Directive -> Print the material below exactly as it stands, please, from its first line to the line holding "0.0044, 0.0023, 0.0032];", with no pictures.

Given information ->

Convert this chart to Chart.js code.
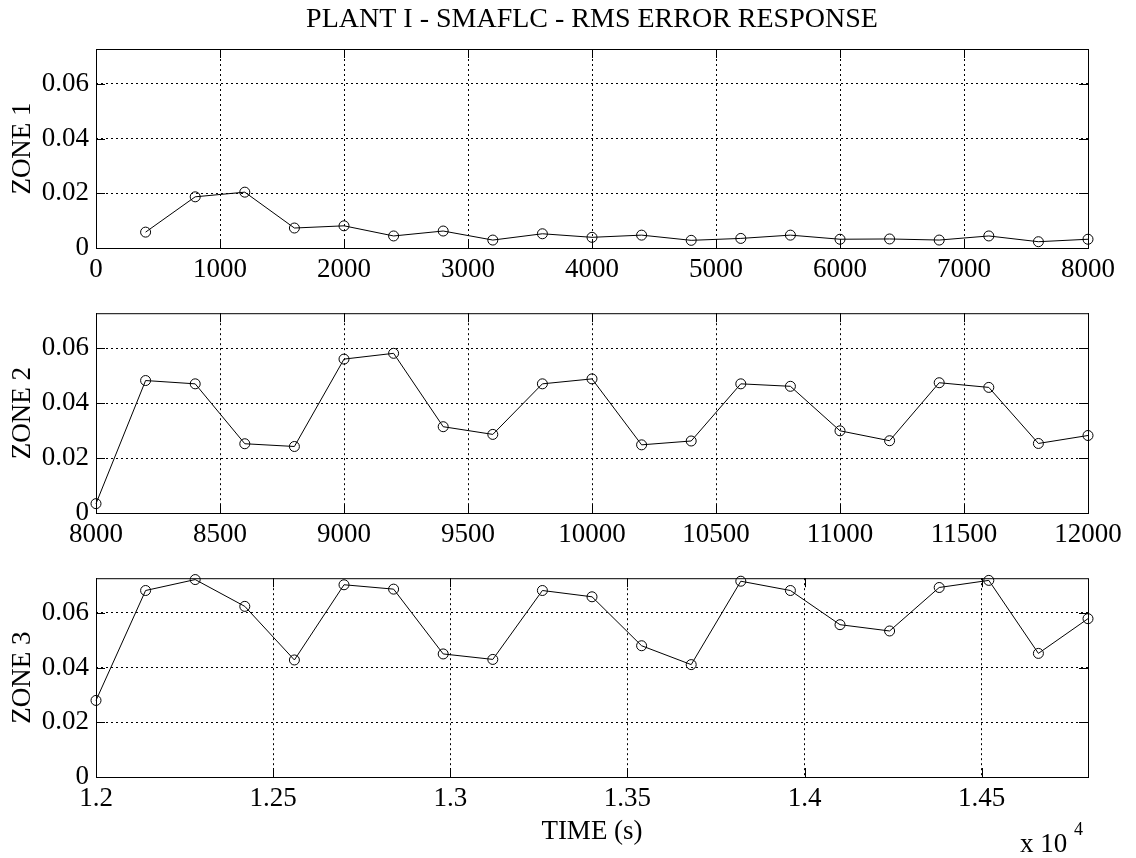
<!DOCTYPE html>
<html>
<head>
<meta charset="utf-8">
<title>PLANT I - SMAFLC - RMS ERROR RESPONSE</title>
<script src="https://cdn.jsdelivr.net/npm/chart.js"></script>
<style>
  body { margin: 0; background: #fff; }
  #wrap { position: relative; width: 1136px; height: 858px; }
  canvas { position: absolute; left: 0; }
</style>
</head>
<body>
<div id="wrap">
  <canvas id="zone1Chart" width="1136" height="290" style="top:0px"></canvas>
  <canvas id="zone2Chart" width="1136" height="265" style="top:290px"></canvas>
  <canvas id="zone3Chart" width="1136" height="303" style="top:555px"></canvas>
</div>
<script>
const titleText = "PLANT I - SMAFLC - RMS ERROR RESPONSE";
const xTitleText = "TIME (s)";

const zone1Times = [400, 800, 1200, 1600, 2000, 2400, 2800, 3200, 3600, 4000, 4400, 4800, 5200, 5600, 6000, 6400, 6800, 7200, 7600, 8000];
const zone1Errors = [0.0058, 0.0187, 0.0204, 0.0073, 0.0081, 0.0044, 0.0062, 0.0029, 0.0052, 0.0039, 0.0047, 0.0028, 0.0035, 0.0047, 0.0032, 0.0033, 0.0029, 0.0044, 0.0023, 0.0032];

const zone2Times = [8000, 8200, 8400, 8600, 8800, 9000, 9200, 9400, 9600, 9800, 10000, 10200, 10400, 10600, 10800, 11000, 11200, 11400, 11600, 11800, 12000];
const zone2Errors = [0.0034, 0.0482, 0.0470, 0.0252, 0.0242, 0.0560, 0.0581, 0.0314, 0.0286, 0.0470, 0.0488, 0.0248, 0.0262, 0.0470, 0.0461, 0.0299, 0.0263, 0.0474, 0.0457, 0.0253, 0.0282];

const zone3Times = [12000, 12140, 12280, 12420, 12560, 12700, 12840, 12980, 13120, 13260, 13400, 13540, 13680, 13820, 13960, 14100, 14240, 14380, 14520, 14660, 14800];
const zone3Errors = [0.0280, 0.0682, 0.0722, 0.0624, 0.0428, 0.0703, 0.0687, 0.0450, 0.0430, 0.0682, 0.0659, 0.0480, 0.0411, 0.0716, 0.0682, 0.0557, 0.0534, 0.0693, 0.0719, 0.0452, 0.0579];

const zone1XTicks = [0, 1000, 2000, 3000, 4000, 5000, 6000, 7000, 8000];
const zone2XTicks = [8000, 8500, 9000, 9500, 10000, 10500, 11000, 11500, 12000];
const zone3XTicks = [12000, 12500, 13000, 13500, 14000, 14500];
const zone3XLabels = ["1.2", "1.25", "1.3", "1.35", "1.4", "1.45"];
const yTicks = [0, 0.02, 0.04, 0.06];
const yLabels = ["0", "0.02", "0.04", "0.06"];
const yMax = 0.0727;

const fontFamily = "'Liberation Serif', 'DejaVu Serif', serif";
const fontSize = 27;

// solid box round the axes plus short inward ticks, like matlab draws them
const boxPlugin = {
  id: "box",
  afterDraw(chart) {
    const { ctx, chartArea: a, scales } = chart;
    const len = 9;
    ctx.save();
    ctx.strokeStyle = "#000";
    ctx.lineWidth = 1;
    ctx.strokeRect(a.left + 0.5, a.top + 0.5, a.right - a.left, a.bottom - a.top);
    ctx.beginPath();
    scales.y.ticks.forEach((t) => {
      const y = Math.round(scales.y.getPixelForValue(t.value)) + 0.5;
      ctx.moveTo(a.left, y);
      ctx.lineTo(a.left + len, y);
      ctx.moveTo(a.right, y);
      ctx.lineTo(a.right - len, y);
    });
    scales.x.ticks.forEach((t) => {
      const x = Math.round(scales.x.getPixelForValue(t.value)) + 0.5;
      ctx.moveTo(x, a.bottom);
      ctx.lineTo(x, a.bottom - len);
      ctx.moveTo(x, a.top);
      ctx.lineTo(x, a.top + len);
    });
    ctx.stroke();
    ctx.restore();
  },
};

// figure title, centred over the plot box rather than the canvas
const titlePlugin = {
  id: "figTitle",
  afterDraw(chart) {
    const { ctx, chartArea: a } = chart;
    ctx.save();
    ctx.fillStyle = "#000";
    ctx.textAlign = "center";
    ctx.textBaseline = "middle";
    ctx.font = `28px ${fontFamily}`;
    ctx.fillText(titleText, (a.left + a.right) / 2, 20);
    ctx.restore();
  },
};

const exponentPlugin = {
  id: "exponent",
  afterDraw(chart) {
    const { ctx } = chart;
    ctx.save();
    ctx.fillStyle = "#000";
    ctx.textBaseline = "alphabetic";
    ctx.textAlign = "left";
    ctx.font = `${fontSize}px ${fontFamily}`;
    ctx.fillText("x 10", 1020, 297);
    ctx.font = `18px ${fontFamily}`;
    ctx.fillText("4", 1074, 280);
    ctx.restore();
  },
};

const makeChart = (id, times, errors, xTicks, xLabels, range, zoneName, opts) => {
  const ctx = document.getElementById(id).getContext("2d");
  return new Chart(ctx, {
    type: "line",
    data: {
      datasets: [{
        data: times.map((t, i) => ({ x: t, y: errors[i] })),
        borderColor: "#000",
        borderWidth: 1,
        backgroundColor: "rgba(0,0,0,0)",
        pointRadius: 5,
        pointBorderWidth: 1,
        pointBorderColor: "#000",
        pointBackgroundColor: "rgba(0,0,0,0)",
        tension: 0,
        clip: false,
      }],
    },
    options: {
      responsive: false,
      animation: false,
      events: [],
      layout: { padding: { top: opts.padTop, right: 48, left: 0, bottom: 0 } },
      plugins: {
        legend: { display: false },
        tooltip: { enabled: false },
        title: { display: false },
      },
      scales: {
        x: {
          type: "linear",
          min: range[0],
          max: range[1],
          afterBuildTicks: (s) => { s.ticks = xTicks.map((v) => ({ value: v })); },
          afterFit: (s) => { s.height = opts.xHeight; },
          grid: { color: "#000", lineWidth: 1, drawTicks: false, borderDash: [2, 3] },
          border: { display: false, dash: [2, 3] },
          ticks: {
            color: "#000",
            padding: 6,
            maxRotation: 0,
            autoSkip: false,
            font: { family: fontFamily, size: fontSize },
            callback: (v, i) => xLabels[i],
          },
          title: opts.xTitle
            ? {
                display: true,
                text: xTitleText,
                color: "#000",
                font: { family: fontFamily, size: fontSize, lineHeight: 1.2 },
                padding: { top: 0, bottom: 10 },
              }
            : { display: false },
        },
        y: {
          type: "linear",
          min: 0,
          max: yMax,
          afterBuildTicks: (s) => { s.ticks = yTicks.map((v) => ({ value: v })); },
          afterFit: (s) => { s.width = 96; },
          grid: { color: "#000", lineWidth: 1, drawTicks: false, borderDash: [2, 3] },
          border: { display: false, dash: [2, 3] },
          ticks: {
            color: "#000",
            padding: 7,
            autoSkip: false,
            font: { family: fontFamily, size: fontSize },
            callback: (v, i) => yLabels[i],
          },
          title: {
            display: true,
            text: zoneName,
            color: "#000",
            font: { family: fontFamily, size: fontSize, lineHeight: 1.2 },
            padding: { top: 7, bottom: 0 },
          },
        },
      },
    },
    plugins: opts.extra ? [boxPlugin, opts.extra] : [boxPlugin],
  });
};

const zone1Chart = makeChart("zone1Chart", zone1Times, zone1Errors, zone1XTicks,
  zone1XTicks.map(String), [0, 8000], "ZONE 1",
  { padTop: 49, xHeight: 42, xTitle: false, extra: titlePlugin });

const zone2Chart = makeChart("zone2Chart", zone2Times, zone2Errors, zone2XTicks,
  zone2XTicks.map(String), [8000, 12000], "ZONE 2",
  { padTop: 23, xHeight: 42, xTitle: false, extra: null });

const zone3Chart = makeChart("zone3Chart", zone3Times, zone3Errors, zone3XTicks,
  zone3XLabels, [12000, 14800], "ZONE 3",
  { padTop: 22, xHeight: 81, xTitle: true, extra: exponentPlugin });
</script>
</body>
</html>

Solution ->
Convert this chart to Chart.js code.
<!DOCTYPE html>
<html>
<head>
<meta charset="utf-8">
<title>PLANT I - SMAFLC - RMS ERROR RESPONSE</title>
<script src="https://cdn.jsdelivr.net/npm/chart.js"></script>
<style>
  body { margin: 0; background: #fff; }
  #wrap { position: relative; width: 1136px; height: 858px; }
  canvas { position: absolute; left: 0; }
</style>
</head>
<body>
<div id="wrap">
  <canvas id="zone1Chart" width="1136" height="290" style="top:0px"></canvas>
  <canvas id="zone2Chart" width="1136" height="265" style="top:290px"></canvas>
  <canvas id="zone3Chart" width="1136" height="303" style="top:555px"></canvas>
</div>
<script>
const titleText = "PLANT I - SMAFLC - RMS ERROR RESPONSE";
const xTitleText = "TIME (s)";

const zone1Times = [400, 800, 1200, 1600, 2000, 2400, 2800, 3200, 3600, 4000, 4400, 4800, 5200, 5600, 6000, 6400, 6800, 7200, 7600, 8000];
const zone1Errors = [0.0058, 0.0187, 0.0204, 0.0073, 0.0081, 0.0044, 0.0062, 0.0029, 0.0052, 0.0039, 0.0047, 0.0028, 0.0035, 0.0047, 0.0032, 0.0033, 0.0029, 0.0044, 0.0023, 0.0032];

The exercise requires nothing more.